◆ **Task**
Leave the pictures out and retype the lines from the beginning through the line with "W, H = 1280, 720", both ends included.

◆ **Material shown**

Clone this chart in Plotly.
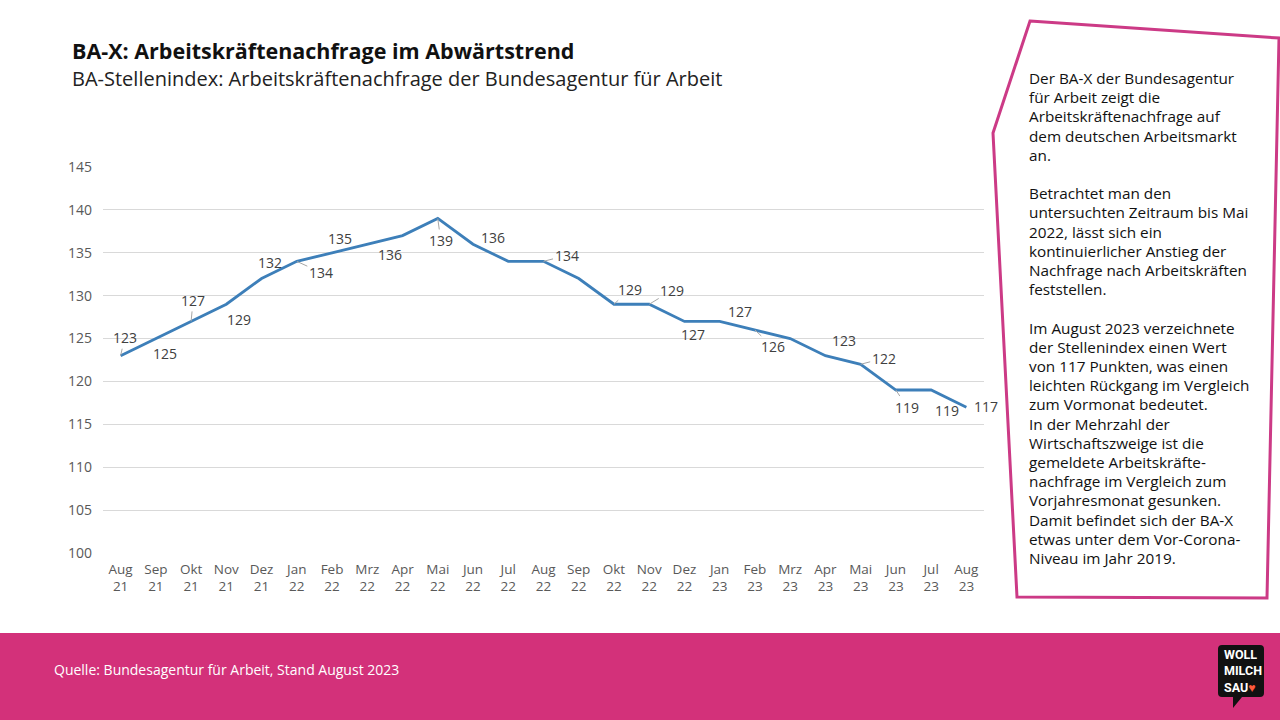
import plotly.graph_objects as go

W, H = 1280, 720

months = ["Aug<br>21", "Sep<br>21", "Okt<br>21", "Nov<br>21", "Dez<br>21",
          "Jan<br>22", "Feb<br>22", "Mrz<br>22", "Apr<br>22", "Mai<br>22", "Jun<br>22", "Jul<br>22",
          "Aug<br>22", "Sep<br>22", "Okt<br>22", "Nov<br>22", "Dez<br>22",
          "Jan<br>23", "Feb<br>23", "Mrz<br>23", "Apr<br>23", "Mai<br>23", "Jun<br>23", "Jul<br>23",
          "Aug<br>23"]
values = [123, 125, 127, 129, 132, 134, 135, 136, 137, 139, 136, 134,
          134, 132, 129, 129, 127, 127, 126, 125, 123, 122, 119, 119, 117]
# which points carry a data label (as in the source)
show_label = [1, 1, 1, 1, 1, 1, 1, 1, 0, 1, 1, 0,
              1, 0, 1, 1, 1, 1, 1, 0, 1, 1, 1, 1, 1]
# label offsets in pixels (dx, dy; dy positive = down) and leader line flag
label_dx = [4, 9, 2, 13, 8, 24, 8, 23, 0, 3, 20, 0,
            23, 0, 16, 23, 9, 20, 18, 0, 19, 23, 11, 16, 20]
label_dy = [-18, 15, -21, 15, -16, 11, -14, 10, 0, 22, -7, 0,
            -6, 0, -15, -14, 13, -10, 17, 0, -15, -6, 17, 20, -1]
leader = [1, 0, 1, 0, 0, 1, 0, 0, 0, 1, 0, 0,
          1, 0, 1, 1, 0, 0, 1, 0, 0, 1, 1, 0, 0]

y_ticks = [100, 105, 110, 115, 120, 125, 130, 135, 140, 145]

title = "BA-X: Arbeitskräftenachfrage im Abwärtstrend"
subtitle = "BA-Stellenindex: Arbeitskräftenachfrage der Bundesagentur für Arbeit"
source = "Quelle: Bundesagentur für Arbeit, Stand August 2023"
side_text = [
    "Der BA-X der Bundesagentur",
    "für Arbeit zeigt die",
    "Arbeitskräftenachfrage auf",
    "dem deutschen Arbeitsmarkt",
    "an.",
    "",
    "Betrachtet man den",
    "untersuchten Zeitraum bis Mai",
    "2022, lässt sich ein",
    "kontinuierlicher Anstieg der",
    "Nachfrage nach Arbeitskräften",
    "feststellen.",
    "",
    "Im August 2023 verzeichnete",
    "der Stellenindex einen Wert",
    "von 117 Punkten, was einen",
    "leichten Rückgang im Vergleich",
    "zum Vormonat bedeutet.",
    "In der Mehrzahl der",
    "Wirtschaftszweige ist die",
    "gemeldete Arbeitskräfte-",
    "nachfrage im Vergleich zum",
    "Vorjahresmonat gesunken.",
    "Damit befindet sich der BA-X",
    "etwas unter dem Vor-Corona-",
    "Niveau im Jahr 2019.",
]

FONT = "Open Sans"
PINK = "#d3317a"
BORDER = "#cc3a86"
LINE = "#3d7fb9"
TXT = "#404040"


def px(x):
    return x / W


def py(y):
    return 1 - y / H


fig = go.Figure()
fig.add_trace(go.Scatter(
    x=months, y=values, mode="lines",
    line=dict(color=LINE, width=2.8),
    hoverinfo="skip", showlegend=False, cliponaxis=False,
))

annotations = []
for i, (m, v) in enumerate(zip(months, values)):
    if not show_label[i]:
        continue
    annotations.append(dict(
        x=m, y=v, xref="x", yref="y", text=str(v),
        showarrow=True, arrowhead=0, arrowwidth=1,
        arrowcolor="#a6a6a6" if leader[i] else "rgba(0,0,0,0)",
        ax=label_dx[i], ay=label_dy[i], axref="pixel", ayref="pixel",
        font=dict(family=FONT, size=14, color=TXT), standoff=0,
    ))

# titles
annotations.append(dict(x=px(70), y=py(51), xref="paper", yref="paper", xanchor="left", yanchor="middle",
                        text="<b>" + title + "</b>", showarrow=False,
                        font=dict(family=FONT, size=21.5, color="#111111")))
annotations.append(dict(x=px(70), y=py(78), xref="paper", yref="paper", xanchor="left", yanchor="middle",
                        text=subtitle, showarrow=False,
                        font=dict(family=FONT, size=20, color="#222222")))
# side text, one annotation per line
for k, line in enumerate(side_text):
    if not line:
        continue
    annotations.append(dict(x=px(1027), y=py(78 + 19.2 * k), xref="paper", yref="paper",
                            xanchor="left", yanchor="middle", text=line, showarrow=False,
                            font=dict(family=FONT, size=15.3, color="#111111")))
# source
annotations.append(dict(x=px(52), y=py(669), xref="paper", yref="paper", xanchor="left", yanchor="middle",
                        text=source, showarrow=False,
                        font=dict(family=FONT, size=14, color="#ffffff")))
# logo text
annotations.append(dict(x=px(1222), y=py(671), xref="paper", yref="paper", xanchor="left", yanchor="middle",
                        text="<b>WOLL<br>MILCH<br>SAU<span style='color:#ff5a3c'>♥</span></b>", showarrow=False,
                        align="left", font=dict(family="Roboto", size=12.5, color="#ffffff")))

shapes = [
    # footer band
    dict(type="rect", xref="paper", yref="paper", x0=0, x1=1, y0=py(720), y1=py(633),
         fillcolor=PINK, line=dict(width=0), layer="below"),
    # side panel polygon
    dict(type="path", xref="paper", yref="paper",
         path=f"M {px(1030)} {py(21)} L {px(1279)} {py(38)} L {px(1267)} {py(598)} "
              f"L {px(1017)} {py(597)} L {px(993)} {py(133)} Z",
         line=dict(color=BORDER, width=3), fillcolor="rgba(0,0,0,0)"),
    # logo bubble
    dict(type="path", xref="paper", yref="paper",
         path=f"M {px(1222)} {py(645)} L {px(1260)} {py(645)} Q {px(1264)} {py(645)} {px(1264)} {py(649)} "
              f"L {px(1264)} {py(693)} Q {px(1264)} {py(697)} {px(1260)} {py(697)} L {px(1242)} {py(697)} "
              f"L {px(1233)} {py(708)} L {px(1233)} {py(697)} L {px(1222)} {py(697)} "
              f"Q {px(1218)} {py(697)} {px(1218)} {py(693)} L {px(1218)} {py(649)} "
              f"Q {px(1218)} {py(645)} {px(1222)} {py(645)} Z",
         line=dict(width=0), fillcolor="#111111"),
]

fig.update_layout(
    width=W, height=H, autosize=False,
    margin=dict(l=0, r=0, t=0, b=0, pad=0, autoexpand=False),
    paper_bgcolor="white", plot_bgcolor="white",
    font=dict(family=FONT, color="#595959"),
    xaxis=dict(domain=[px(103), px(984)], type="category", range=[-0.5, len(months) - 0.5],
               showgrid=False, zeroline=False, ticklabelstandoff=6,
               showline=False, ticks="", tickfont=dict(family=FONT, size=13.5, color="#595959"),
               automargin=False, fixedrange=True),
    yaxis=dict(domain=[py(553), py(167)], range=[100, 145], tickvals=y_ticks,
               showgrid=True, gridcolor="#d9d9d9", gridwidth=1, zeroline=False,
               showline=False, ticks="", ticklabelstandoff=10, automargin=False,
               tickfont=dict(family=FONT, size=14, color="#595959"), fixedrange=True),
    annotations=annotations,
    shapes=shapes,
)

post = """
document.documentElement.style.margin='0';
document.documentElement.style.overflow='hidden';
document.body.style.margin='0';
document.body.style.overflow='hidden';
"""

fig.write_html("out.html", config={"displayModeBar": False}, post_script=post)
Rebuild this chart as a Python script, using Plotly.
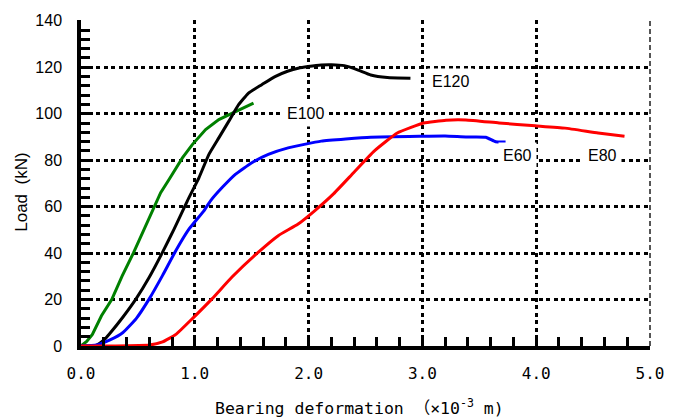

◆ **Completed exercise**
Clone this chart in Plotly.
import plotly.graph_objects as go

W, H = 1280, 720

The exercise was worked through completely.